Ten aanzien van de stelling van de Svb dat de kinderen niet als zelfstandig uitwonend kunnen worden beschouwd, omdat appellant op de verklaring inzake de samenstelling van het gezin van 23 oktober 2003 [H.] heeft opgegeven als degene die de kinderen in Marokko verzorgt overweegt de Raad het volgende. Appellant heeft aangegeven dat zijn zuster en haar man op 20 minuten lopen afstand van de kinderen wonen. De Raad heeft appellants betoog ter zitting voorts aldus begrepen, en dat blijkt ook uit diverse stukken, dat [H.] is ingeschakeld om in bepaalde situaties diverse zaken voor de kinderen te behartigen, waartoe zij gezien hun leeftijd en de afwezigheid van hun vader niet gerechtigd zijn. Een verzorger in die rol behoeft niet op hetzelfde adres als de kinderen te wonen, te meer niet nu [S.] en [M.] de woning deelden met een oudere meerderjarige broer.
De contra-indicaties die door de Svb zijn opgeworpen zijn naar het oordeel van de Raad ontoereikend om te ontkrachten hetgeen thans door appellant is aangedragen. Dit laat echter onverlet de mogelijkheid voor de Svb om de woonsituatie van de kinderen aan een nader onderzoek te onderwerpen.

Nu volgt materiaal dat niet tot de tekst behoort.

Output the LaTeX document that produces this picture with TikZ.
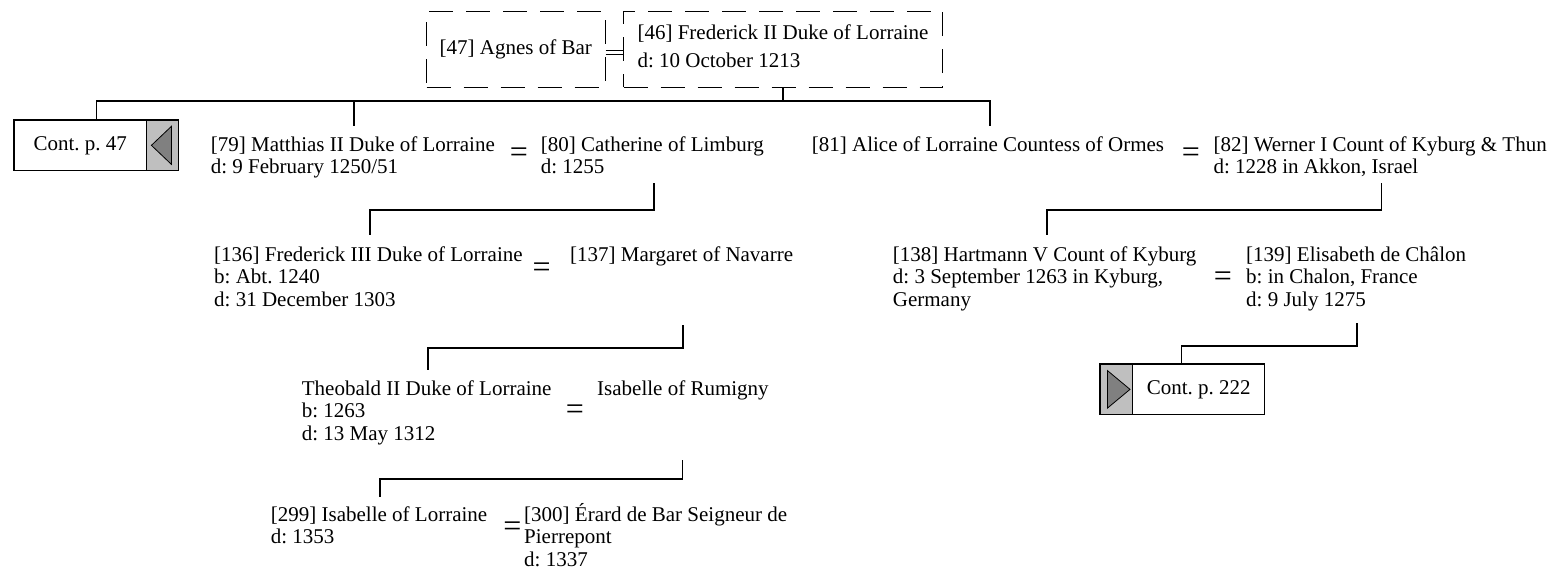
\documentclass[tikz,border=0pt]{standalone}
\usepackage{fontspec}
\setmainfont{Liberation Serif}
\frenchspacing
\begin{document}
\begin{tikzpicture}[x=1pt,y=-1pt,
  every node/.style={font=\fontsize{21}{22.8}\selectfont\frenchspacing},
  person/.style={anchor=base west, inner sep=0pt},
  eqsign/.style={inner sep=0pt, font=\fontsize{32}{32}\selectfont},
  link/.style={line width=1.4pt},
  dbox/.style={draw, dash pattern=on 24pt off 13pt, line width=1pt, minimum height=76pt, inner sep=0pt},
  contbox/.style={draw, line width=1.4pt, fill=white, minimum height=50.7pt, inner sep=0pt},
  contgray/.style={draw, line width=1.4pt, fill=black!25, minimum height=50.7pt, inner sep=0pt},
  arrowtri/.style={draw, line width=0.8pt, fill=black!50},
]
\useasboundingbox (0,0) rectangle (1560,581);

% top couple
\node[dbox, minimum width=178.6pt, anchor=north west] (n47) at (426,10.7) {[47] Agnes of Bar};
\node[dbox, minimum width=319pt, anchor=north west] (n46) at (623,10.7) {\begin{tabular}{@{}l@{}}[46] Frederick II Duke of Lorraine\\[5pt] d: 10 October 1213\end{tabular}};
\draw[line width=1pt] ([yshift=-1.25pt]n47.east) -- ([yshift=-1.25pt]n46.west);
\draw[line width=1pt] ([yshift=-5pt]n47.east) -- ([yshift=-5pt]n46.west);

% continuation boxes
\node[contbox, minimum width=132.4pt, anchor=north west] (c47) at (13.3,119.3) {Cont. p. 47};
\node[contgray, minimum width=32.3pt, anchor=north west] (g47) at (145.7,119.3) {};
\draw[arrowtri] ([shift={(-11.15,0)}]g47.center) -- ([shift={(8.85,-19)}]g47.center) -- ([shift={(8.85,19)}]g47.center) -- cycle;

\node[contgray, minimum width=32.7pt, anchor=north west] (g222) at (1099.3,363.3) {};
\node[contbox, minimum width=132pt, anchor=north west] (c222) at (1132,363.3) {Cont. p. 222};
\draw[arrowtri] ([shift={(13.65,0)}]g222.center) -- ([shift={(-8.95,-18.8)}]g222.center) -- ([shift={(-8.95,18.8)}]g222.center) -- cycle;

% generation 1
\node[person] (p79) at (210.7,151) {\begin{tabular}[t]{@{}l@{}}[79] Matthias II Duke of Lorraine\\ d: 9 February 1250/51\end{tabular}};
\node[eqsign] (e1) at (519,155) {=};
\node[person] (p80) at (540.7,151) {\begin{tabular}[t]{@{}l@{}}[80] Catherine of Limburg\\ d: 1255\end{tabular}};
\node[person] (p81) at (811.7,151) {[81] Alice of Lorraine Countess of Ormes};
\node[eqsign] (e2) at (1191,155) {=};
\node[person] (p82) at (1213.3,151) {\begin{tabular}[t]{@{}l@{}}[82] Werner I Count of Kyburg \& Thun\\ d: 1228 in Akkon, Israel\end{tabular}};

% generation 2
\node[person] (p136) at (214,261) {\begin{tabular}[t]{@{}l@{}}[136] Frederick III Duke of Lorraine\\ b: Abt. 1240\\ d: 31 December 1303\end{tabular}};
\node[eqsign] (e3) at (541.7,270) {=};
\node[person] (p137) at (570,261) {[137] Margaret of Navarre};
\node[person] (p138) at (892.7,261) {\begin{tabular}[t]{@{}l@{}}[138] Hartmann V Count of Kyburg\\ d: 3 September 1263 in Kyburg,\\ Germany\end{tabular}};
\node[eqsign] (e4) at (1223,279) {=};
\node[person] (p139) at (1246,261) {\begin{tabular}[t]{@{}l@{}}[139] Elisabeth de Châlon\\ b: in Chalon, France\\ d: 9 July 1275\end{tabular}};

% generation 3
\node[person] (ptheo) at (301.7,395) {\begin{tabular}[t]{@{}l@{}}Theobald II Duke of Lorraine\\ b: 1263\\ d: 13 May 1312\end{tabular}};
\node[eqsign] (e5) at (575,412) {=};
\node[person] (pisr) at (597,395) {Isabelle of Rumigny};

% generation 4
\node[person] (p299) at (270.7,521) {\begin{tabular}[t]{@{}l@{}}[299] Isabelle of Lorraine\\ d: 1353\end{tabular}};
\node[eqsign] (e6) at (512.5,529) {=};
\node[person] (p300) at (524,521) {\begin{tabular}[t]{@{}l@{}}[300] Érard de Bar Seigneur de\\ Pierrepont\\ d: 1337\end{tabular}};

% junction coordinates
\coordinate (j0) at (783,101);
\coordinate (h0l) at (96.7,101);
\coordinate (h0r) at (990,101);
\coordinate (t79) at (354,126);
\coordinate (t81) at (990,126);
\coordinate (s80) at (654,183);
\coordinate (t136) at (370,235);
\coordinate (s137) at (683,325);
\coordinate (ttheo) at (428,370);
\coordinate (sisr) at (682.7,460);
\coordinate (t299) at (380,497);
\coordinate (s82) at (1381.7,183);
\coordinate (t138) at (1047,235);
\coordinate (s139) at (1357,323);
\coordinate (t222) at (1181.7,363.3);

% connectors
\draw[link] (n46.south -| j0) -- (j0);
\draw[link] (c47.north -| h0l) -- (h0l) -- (h0r) -- (t81);
\draw[link] (t79 |- h0l) -- (t79);
\draw[link] (s80) -- ++(0,27) -| (t136);
\draw[link] (s137) -- ++(0,23) -| (ttheo);
\draw[link] (sisr) -- ++(0,19) -| (t299);
\draw[link] (s82) -- ++(0,27) -| (t138);
\draw[link] (s139) -- ++(0,23) -| (t222);
\end{tikzpicture}
\end{document}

Het vorenstaande leidt tot de slotsom dat het bestreden besluit op onzorgvuldige wijze is voorbereid en genomen, zodat dit wegens schending van de artikelen 3:2 en 7:12 van de Algemene wet bestuursrecht (Awb) niet in stand kan blijven en de Svb alsnog een nieuw besluit op bezwaar dient te nemen. Dit betekent dat het bestreden besluit en de aangevallen uitspraak voor vernietiging in aanmerking komen.
De Raad acht geen termen aanwezig voor toepassing van artikel 8:75 van de Awb.
De Centrale Raad van Beroep;
Vernietigt de aangevallen uitspraak;
Verklaart het beroep tegen het bestreden besluit gegrond en vernietigt dat besluit;
Bepaalt dat de Raad van bestuur van de Sociale verzekeringsbank een nieuw besluit op bezwaar neemt;
Bepaalt dat de Sociale verzekeringsbank aan appellant het in beroep en in hoger beroep betaalde griffierecht van € 140,-- vergoedt.
Deze uitspraak is gedaan door T.L. de Vries als voorzitter en H.J. Simon en H.J. de Mooij als leden. De beslissing is, in tegenwoordigheid van C. de Blaeij als griffier, uitgesproken in het openbaar op 17 juni 2008.